A federal judge last week dismissed one of the biggest legal challenges against the North Fork Rancheria’s proposed casino, leaving the tribe ready to begin development on its 200-room hotel and gaming resort just north of the City of Madera.
In U.S. District Judge Beryl Howell’s decision, the former federal prosecutor shut down several arguments made by opponents of the proposed casino, noting “the law is not on their side.”
“To stop the casino from coming to fruition, (opponents) have initiated both state and federal litigation as well as statewide political efforts over the last seven-plus years, setting, in their own words, ‘high legal and political hurdles,’” Howell wrote.
Howell’s 170-page decision makes reference to the efforts of anti-gaming group Stand Up for California! and other opponents of the proposed casino. In 2014, with millions in funding provided by the Picayune Rancheria of Chukchansi Indians and Table Mountain Rancheria, the group launched ad campaigns for voters about Proposition 48, a veto referendum that denied certification of the state’s gaming compacts with the North Fork and Wiyot tribes.
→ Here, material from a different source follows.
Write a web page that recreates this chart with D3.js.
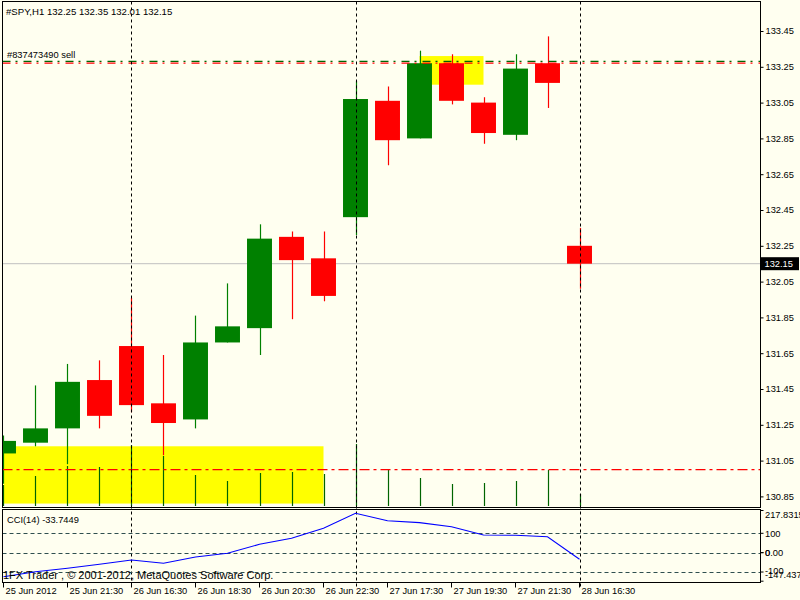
<!DOCTYPE html>
<html><head><meta charset="utf-8">
<script src="https://cdn.jsdelivr.net/npm/d3@7"></script>
<style>
html,body{margin:0;padding:0;background:#fffff0;}
svg{display:block;font-family:"Liberation Sans",Arial,sans-serif;}
</style></head>
<body>
<svg id="c" width="800" height="600"></svg>
<script>
// ---- data ----
const times = ["2012.06.25 19:30","2012.06.25 20:30","2012.06.25 21:30","2012.06.25 22:30",
  "2012.06.26 16:30","2012.06.26 17:30","2012.06.26 18:30","2012.06.26 19:30","2012.06.26 20:30","2012.06.26 21:30","2012.06.26 22:30",
  "2012.06.27 16:30","2012.06.27 17:30","2012.06.27 18:30","2012.06.27 19:30","2012.06.27 20:30","2012.06.27 21:30","2012.06.27 22:30",
  "2012.06.28 16:30"];
const open  = [131.09,131.15,131.23,131.50,131.69,131.37,131.28,131.71,131.79,132.30,132.18,132.41,133.06,132.85,133.27,133.05,132.87,133.27,132.25];
const high  = [131.19,131.47,131.59,131.61,131.96,131.64,131.86,132.04,132.37,132.33,132.33,133.17,133.14,133.34,133.32,133.08,133.32,133.42,132.35];
const low   = [130.92,131.13,131.03,131.23,131.32,131.08,131.23,131.71,131.64,131.84,131.94,132.31,132.70,132.85,133.04,132.82,132.84,133.02,132.01];
const close = [131.16,131.23,131.49,131.30,131.36,131.26,131.71,131.80,132.29,132.17,131.97,133.07,132.84,133.27,133.06,132.88,133.24,133.16,132.15];
const volume = [2100,3000,4000,3900,6100,5000,3100,2500,3300,3400,3200,6200,3600,2800,2200,2300,2500,3600,1200];
const cci = [-124.3,-98.4,-80.9,-60.2,-38.0,-55.0,-22.5,-3.4,43.2,74.2,125.8,203.4,164.6,155.0,134.0,91.0,89.7,82.4,-33.7449];
const priceTicks = [133.45,133.25,133.05,132.85,132.65,132.45,132.25,132.05,131.85,131.65,131.45,131.25,131.05,130.85];
const xTickTimes = ["2012.06.25 19:30","2012.06.25 21:30","2012.06.26 16:30","2012.06.26 18:30","2012.06.26 20:30","2012.06.26 22:30","2012.06.27 17:30","2012.06.27 19:30","2012.06.27 21:30","2012.06.28 16:30"];
const xTickLabels = ["25 Jun 2012","25 Jun 21:30","26 Jun 16:30","26 Jun 18:30","26 Jun 20:30","26 Jun 22:30","27 Jun 17:30","27 Jun 19:30","27 Jun 21:30","28 Jun 16:30"];
const separatorTimes = ["2012.06.26 16:30","2012.06.27 16:30","2012.06.28 16:30"];
const cciLevels = [100,0,-100];
const cciAxisLabels = ["217.8315","100","0.00","0","-100","-147.437"];
const cciAxisValues = [217.8315,100,0,0,-100,-147.437];
const rectTimes = [["2012.06.25 19:30","2012.06.26 22:30"],["2012.06.27 18:30","2012.06.27 20:30"]];
const rectPrices = [[130.81,131.13],[133.15,133.31]];
const orderOpen = 133.28, orderSL = 133.27, orderTP = 131.00, lastPrice = 132.15;
const symbolTitle = "#SPY,H1  132.25 132.35 132.01 132.15";
const orderLabel = "#837473490 sell";
const cciTitle = "CCI(14) -33.7449";
const copyright = "1FX Trader , \u00A9 2001-2012, MetaQuotes Software Corp.";

// ---- layout ----
const L = 2.5, R = 760.5, mainTop = 1.5, mainBot = 507.5, cciTop = 509.5, cciBot = 582.5;
const svg = d3.select("#c");
const bull = "#008000", bear = "#ff0000";

const x = d3.scaleBand().domain(times).range([-12.5, 595.5]).paddingInner(0.22).paddingOuter(0.11);
const cx = t => x(t) + x.bandwidth()/2;
const y = d3.scaleLinear().domain([130.85, 133.45]).range([496.4, 31]);
const yc = d3.scaleLinear().domain([-147.437, 217.8315]).range([581.2, 510.5]);
const yv = d3.scaleLinear().domain([0, 6200]).range([506, 444]);

svg.append("rect").attr("width",800).attr("height",600).attr("fill","#fffff0");
const defs = svg.append("defs");
defs.append("clipPath").attr("id","mainClip").append("rect")
  .attr("x",L+0.5).attr("y",mainTop+0.5).attr("width",R-L-1).attr("height",mainBot-mainTop-1);
defs.append("clipPath").attr("id","cciClip").append("rect")
  .attr("x",L+0.5).attr("y",cciTop+0.5).attr("width",R-L-1).attr("height",cciBot-cciTop-1);

const main = svg.append("g").attr("clip-path","url(#mainClip)");

// rectangles (objects)
main.selectAll("rect.obj").data(rectTimes).join("rect").attr("class","obj")
  .attr("x",(d)=>cx(d[0])).attr("width",(d)=>cx(d[1])-cx(d[0]))
  .attr("y",(d,i)=>y(rectPrices[i][1])).attr("height",(d,i)=>y(rectPrices[i][0])-y(rectPrices[i][1]))
  .attr("fill","#ffff00");

// volumes
main.selectAll("line.vol").data(times).join("line").attr("class","vol")
  .attr("x1",d=>Math.round(cx(d))+0.5).attr("x2",d=>Math.round(cx(d))+0.5)
  .attr("y1",yv(0)).attr("y2",(d,i)=>yv(volume[i]))
  .attr("stroke","#006400").attr("stroke-width",1.2);

// current price line
main.append("line").attr("x1",L).attr("x2",R).attr("y1",y(lastPrice)).attr("y2",y(lastPrice))
  .attr("stroke","#c0c0c0").attr("stroke-width",1);

// separators
svg.selectAll("line.sep").data(separatorTimes).join("line").attr("class","sep")
  .attr("x1",d=>Math.round(cx(d))+0.5).attr("x2",d=>Math.round(cx(d))+0.5)
  .attr("y1",mainTop).attr("y2",cciBot+5)
  .attr("stroke","#000").attr("stroke-dasharray","3,3");

// candles
const cg = main.selectAll("g.candle").data(times).join("g").attr("class","candle");
cg.append("line")
  .attr("x1",d=>Math.round(cx(d))+0.5).attr("x2",d=>Math.round(cx(d))+0.5)
  .attr("y1",(d,i)=>y(high[i])).attr("y2",(d,i)=>y(low[i]))
  .attr("stroke",(d,i)=>close[i]>=open[i]?bull:bear).attr("stroke-width",1.2);
cg.append("rect")
  .attr("x",d=>x(d)).attr("width",x.bandwidth())
  .attr("y",(d,i)=>y(Math.max(open[i],close[i])))
  .attr("height",(d,i)=>Math.max(1,Math.abs(y(open[i])-y(close[i]))))
  .attr("fill",(d,i)=>close[i]>=open[i]?bull:bear);

// order lines
main.append("line").attr("x1",L).attr("x2",R).attr("y1",y(orderOpen)).attr("y2",y(orderOpen))
  .attr("stroke","#006400").attr("stroke-dasharray","8,5,2,6").attr("stroke-width",1.2);
main.append("line").attr("x1",L).attr("x2",R).attr("y1",y(orderSL)).attr("y2",y(orderSL))
  .attr("stroke",bear).attr("stroke-dasharray","8,5,2,6").attr("stroke-width",1.2);
main.append("line").attr("x1",L).attr("x2",R).attr("y1",y(orderTP)).attr("y2",y(orderTP))
  .attr("stroke",bear).attr("stroke-dasharray","10,4,3,4").attr("stroke-width",1.2);

// texts main
const fs = "9.3px";
svg.append("text").attr("x",6).attr("y",14.5).attr("font-size","9.6px").text(symbolTitle);
svg.append("text").attr("x",7).attr("y",57.5).attr("font-size",fs).text(orderLabel);

// borders
svg.append("rect").attr("x",L).attr("y",mainTop).attr("width",R-L).attr("height",mainBot-mainTop)
  .attr("fill","none").attr("stroke","#000");
svg.append("rect").attr("x",L).attr("y",cciTop).attr("width",R-L).attr("height",cciBot-cciTop)
  .attr("fill","none").attr("stroke","#000");

// price axis
const ya = d3.axisRight(y).tickValues(priceTicks).tickSize(3).tickPadding(2).tickFormat(d3.format(".2f"));
const yag = svg.append("g").attr("transform",`translate(${R},0)`).call(ya);
yag.select(".domain").remove();
yag.selectAll("text").attr("font-size",fs).attr("font-family","Liberation Sans, Arial, sans-serif").attr("fill","#000");
yag.selectAll("line").attr("stroke","#000");

// last price box
svg.append("rect").attr("x",R+0.5).attr("y",y(lastPrice)-6.5).attr("width",38).attr("height",13).attr("fill","#000");
svg.append("text").attr("x",R+4).attr("y",y(lastPrice)+3.5).attr("font-size",fs).attr("fill","#fff").text(d3.format(".2f")(lastPrice));

// CCI panel
const cgp = svg.append("g").attr("clip-path","url(#cciClip)");
cgp.selectAll("line.lvl").data(cciLevels).join("line").attr("class","lvl")
  .attr("x1",L).attr("x2",R).attr("y1",d=>Math.round(yc(d))+0.5).attr("y2",d=>Math.round(yc(d))+0.5)
  .attr("stroke","#2f4f4f").attr("stroke-dasharray","4,3");
cgp.append("path").datum(times)
  .attr("d",d3.line().x(d=>cx(d)).y((d,i)=>yc(cci[i])))
  .attr("fill","none").attr("stroke","#0000ff").attr("stroke-width",1.1);
svg.append("text").attr("x",7).attr("y",522.5).attr("font-size",fs).text(cciTitle);
svg.append("text").attr("x",3).attr("y",579).attr("font-size","11px").text(copyright);

// CCI axis labels
const cciLabY = [517.5,536.5,555.5,555.5,573.5,578];
svg.selectAll("text.ccil").data(cciAxisLabels).join("text").attr("class","ccil")
  .attr("x",765).attr("y",(d,i)=>cciLabY[i]).attr("font-size",fs).text(d=>d);
svg.selectAll("line.ccit").data(cciAxisValues).join("line").attr("class","ccit")
  .attr("x1",R).attr("x2",R+3).attr("y1",d=>yc(d)).attr("y2",d=>yc(d)).attr("stroke","#000");

// x axis
const xa = d3.axisBottom(x).tickValues(xTickTimes).tickSize(5).tickPadding(0)
  .tickFormat((d)=>xTickLabels[xTickTimes.indexOf(d)]);
const xag = svg.append("g").attr("transform",`translate(0,${cciBot})`).call(xa);
xag.select(".domain").remove();
xag.selectAll("line").attr("stroke","#000");
xag.selectAll("text").attr("text-anchor","start").attr("x",2).attr("y",0).attr("dy","11.5px")
  .attr("font-size",fs).attr("font-family","Liberation Sans, Arial, sans-serif").attr("fill","#000");
</script>
</body></html>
Stand Up, the Chukchansi tribe, and Madera-area church groups were the primary plaintiffs in the lawsuit tossed out by Judge Howell Sept. 6.
Maryann McGovran, tribal chairwoman for the North Fork Rancheria, said the tribe was “delighted and satisfied” with Howell’s decision.
“After finally overcoming so many legal and political challenges, we are ready to start developing our project so that we can bring jobs and economic opportunity to our Tribal citizens, the Madera community and this region,” McGovran said.
John Peebles, attorney for the Chukchansi tribe, said the decision opens up the possibility for more “off reservation gaming” and other effects.
“It’s a horrendous decision for Indian country in the effects this could have on them,” Peebles said. “I think it’s going to have detrimental effects across the country.”
Peebles said the Chukchansi tribe will appeal Howell’s decision, and two lawsuits against the casino project remain in court.
The 305-acre casino site is adjacent to Highway 99, at Avenue 18. If constructed as planned, the facility could include up to 2,500 gaming devices and 200 hotel rooms, making it similarly sized to Chukchansi Gold Resort & Casino.
The dismissed lawsuit was one of the biggest obstacles to the casino project. Howell, in her decision, affirmed the federal Interior Department’s conclusion that any negative impacts from the casino towards the surrounding community would not be detrimental overall.
The decision follows more than a decade of complicated environmental review and legal challenges over the casino, which is backed by developer Station Casinos of Las Vegas.